Notre Dame has three games left, including a regular-season finale at a Stanford team that is currently No. 5 in the BCS standings. The Irish are down many men as they enter their 10th game of the season on Saturday at Pitt. But they have just two losses. And if they still have two losses one month from now, they figure to find themselves in a BCS bowl for the second straight season.

As our friend Pete Sampson notes, every BCS conference team that went at least 10-2 in the last five years finished in the top 14 of the BCS standings, save for Louisville last year. (The Cardinals finished No. 21.)

Notre Dame is guaranteed a BCS bowl spot if it finishes in the top 8, which seems highly unlikely at this point. But the top 14 is required for at-large selection to a BCS bowl game, even if not every top-14 team ends up getting selected (though many cases are teams that finished worse than second in their own conference and therefore were not eligible).

I exchanged emails with our BCS guru Brad Edwards to see what the path looks like for Notre Dame in the event that it wins its next three games.

"With games against BYU and Stanford, I can’t see any way for Notre Dame to win out and not reach the top 14 of the final BCS standings," Edwards said. "I’m not really worried about Wisconsin reaching the top 14, and it sits one spot behind ND and has much less left on the schedule."

And a top-14 Notre Dame team -- or, really, any Notre Dame team -- is awfully attractive to bowl executives, meaning that winning out is probably all that it will take for the Irish to reach a BCS bowl game. Edwards has written as much, calling the Irish first in line for the at-large spot in the Discover Orange Bowl, which has the first at-large selection after all of the other conferences fill their commitments. If Notre Dame does not qualify, Edwards sees the Orange Bowl likely turning to the Big Ten for its at-large spot.
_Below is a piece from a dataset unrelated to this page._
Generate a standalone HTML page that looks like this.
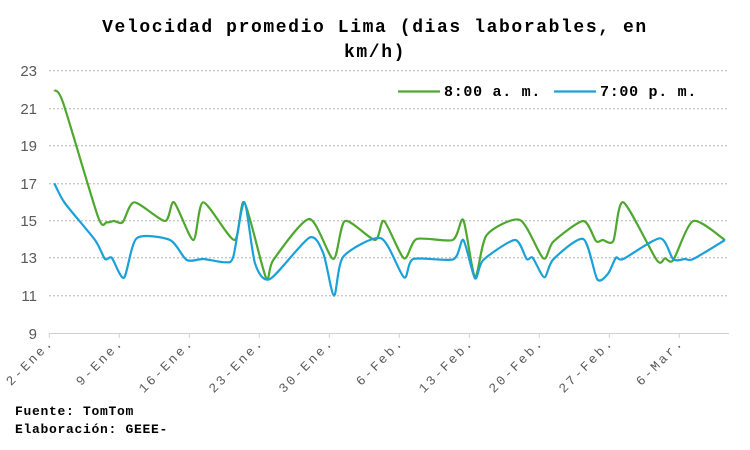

I tweeted this Sunday night, and Edwards agrees: If Ohio State runs the regular-season table but loses the Big Ten title game, then the one-loss Buckeyes could be a huge roadblock for the Irish's BCS bowl hopes. And that is assuming that Fresno State or Northern Illinois -- which are currently Nos. 16 and 18, respectively, and ahead of all American Athletic Conference teams -- win out and therefore one of them (the highest ranked) finishes in the top 16 and ahead of the American Athletic Conference champion, meaning it would automatically clinch a BCS bowl berth.

So a scenario of those two, plus an Alabama-Oregon national title game, would likely result in the Sugar Bowl and Rose Bowl replacing those from the SEC and Pac-12, respectively, to replace the Crimson Tide and Ducks, while the American winner and Fresno State or Northern Illinois would take up two of the remaining open spots.
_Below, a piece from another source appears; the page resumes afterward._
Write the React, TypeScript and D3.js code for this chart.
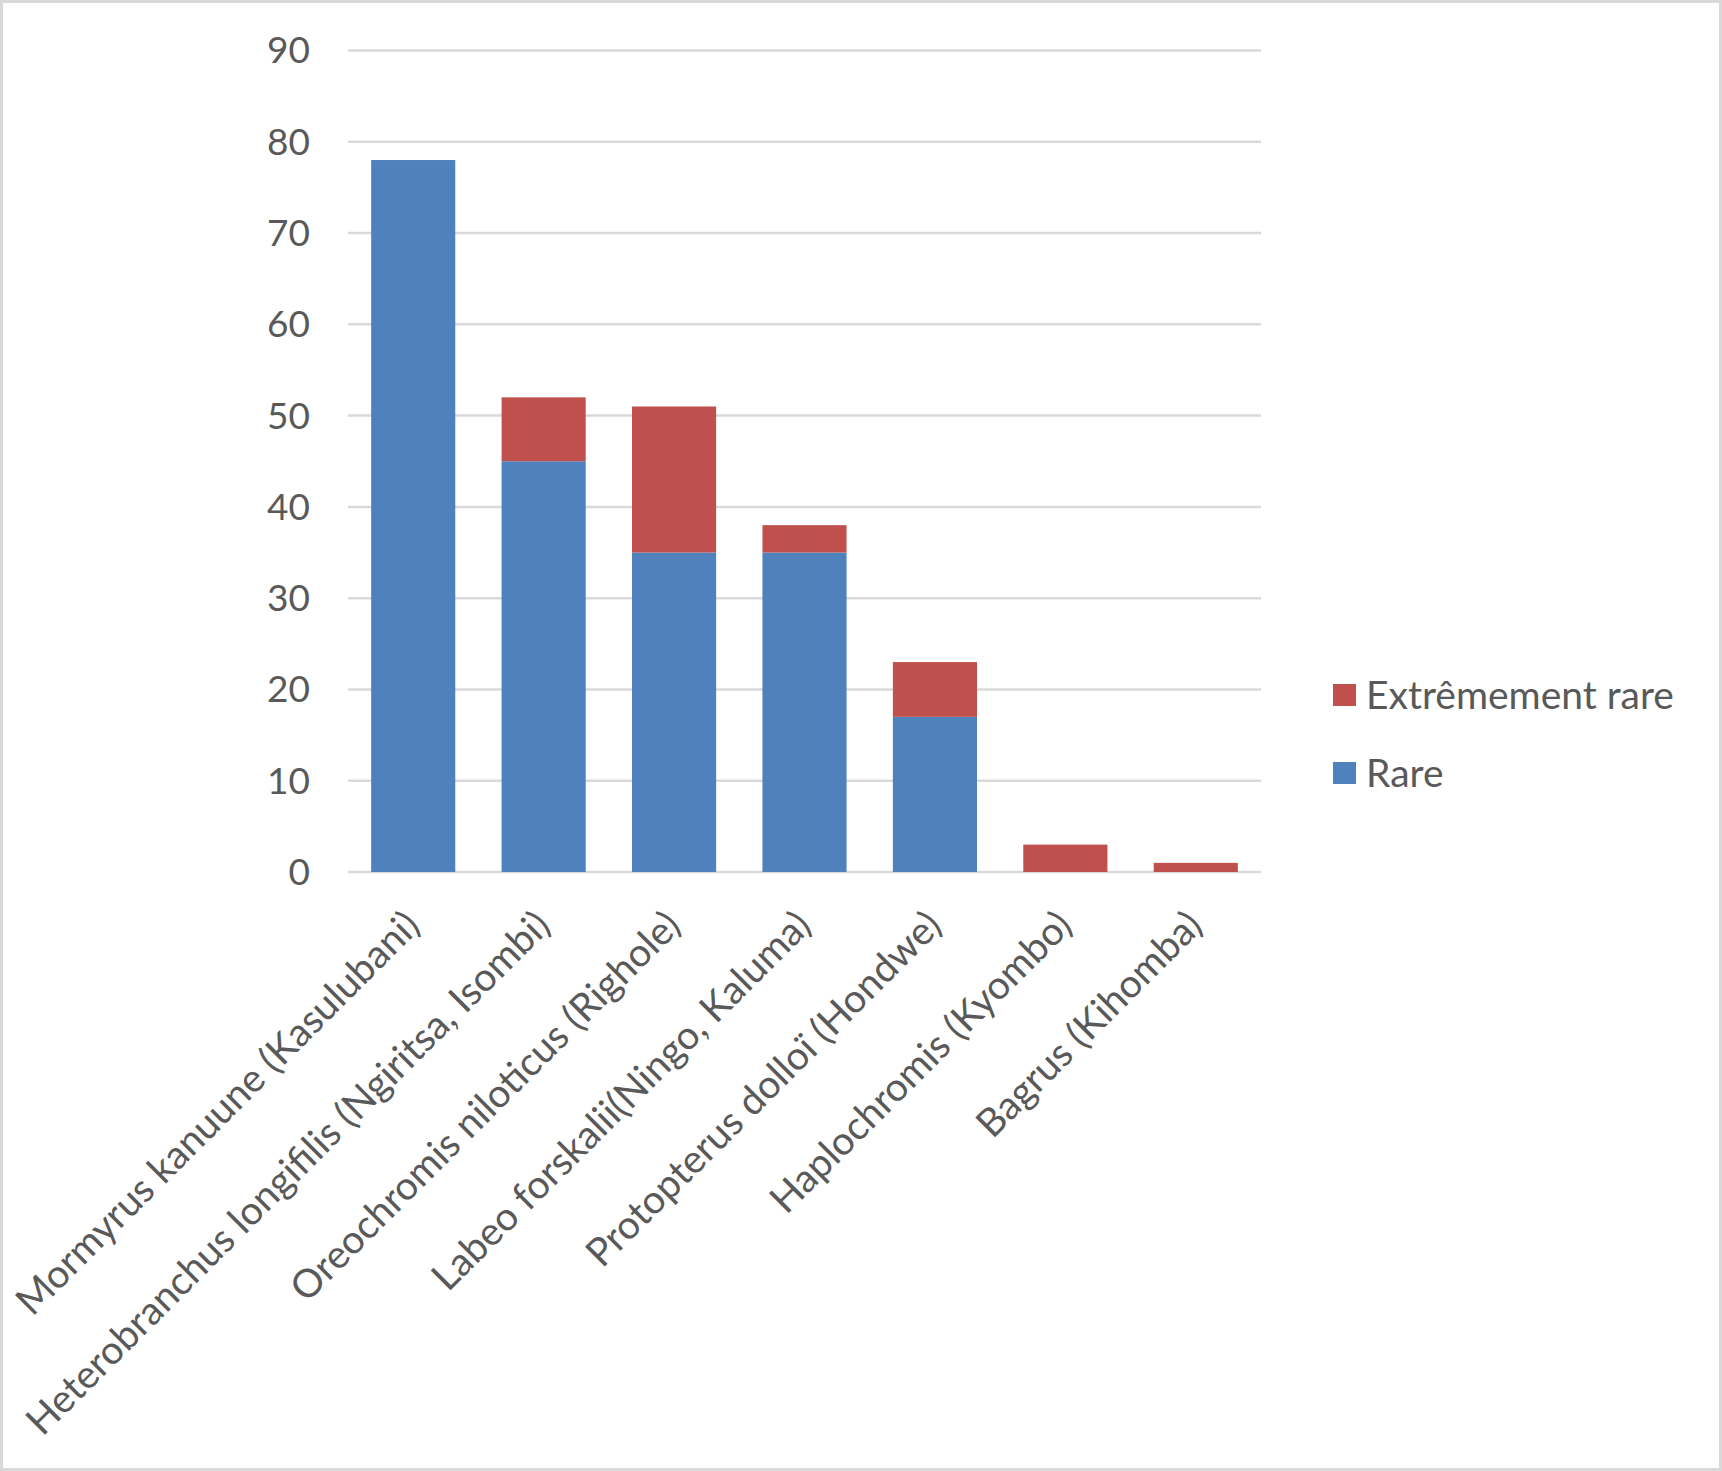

The ACC champion would be in the Orange Bowl — which, again, has the first pick of the available at-large teams.

"The Orange has to pick an opponent for its ACC team, and if Ohio State were to lose in the Big Ten title game and be in the at-large pool, I can see the Orange taking OSU instead of ND," Edwards said. "That’s really the only way I can think of. Clemson isn’t a threat, because the Orange won’t pick Clemson to play Florida State.

"So, it’s the combination of a non-AQ team getting guaranteed BCS entry and Ohio State losing the Big Ten title game that would probably shut Notre Dame out of a BCS berth with a 10-2 record."

So the odds are in Notre Dame's favor if the hamstrung Irish can surprise all and win their final three games. Should that happen, perhaps we'll see a few folks make the trek from South Bend, Ind., to Indianapolis on Dec. 7 to cheer for Ohio State in the Big Ten title game.